Well, it's all happening because of Fourier. Or, to be more precise, his expansion.
The point is that any function $f$ on a (not necessarily finite) graph's vertices, which is square-integrable with respect to the measure that assigns to each point it's degree as a weight, can be expanded as a weighted (possibly infinite) sum of the eigenvectors of the Laplacian matrix. Thus, these weights determine how much each eigenvalue affects $f$, and therefore talks about how globally or locally affected $f$ is, as a function.
It turns out that whether it's the diameter, or the Cheeger constant, or anything geometric that you can possibly think of, it can be captured by some function $f$ , and then studied using the Fourier expansion of that $f$. Then, the inequalities that are derived, are done so using truncations or bounds on the Fourier expansion. That , however, connects the geometry of the graph, to the analytic properties of the eigenvectors of the graph.
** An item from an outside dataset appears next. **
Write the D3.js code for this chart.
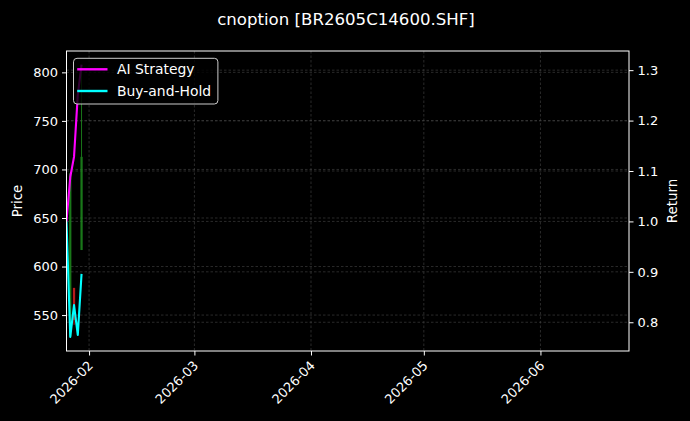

Furthermore, this also extends to surfaces, where you have square-integrable functions with respect to some measure, and a Fourier basis corresponding to this. The probabilistic method there is not really very different : instead of running between vertices of a graph, you're running across a surface and seeing where you're going. So the resemblance is remarkable, and this should hopefully have been a decent demonstration of it.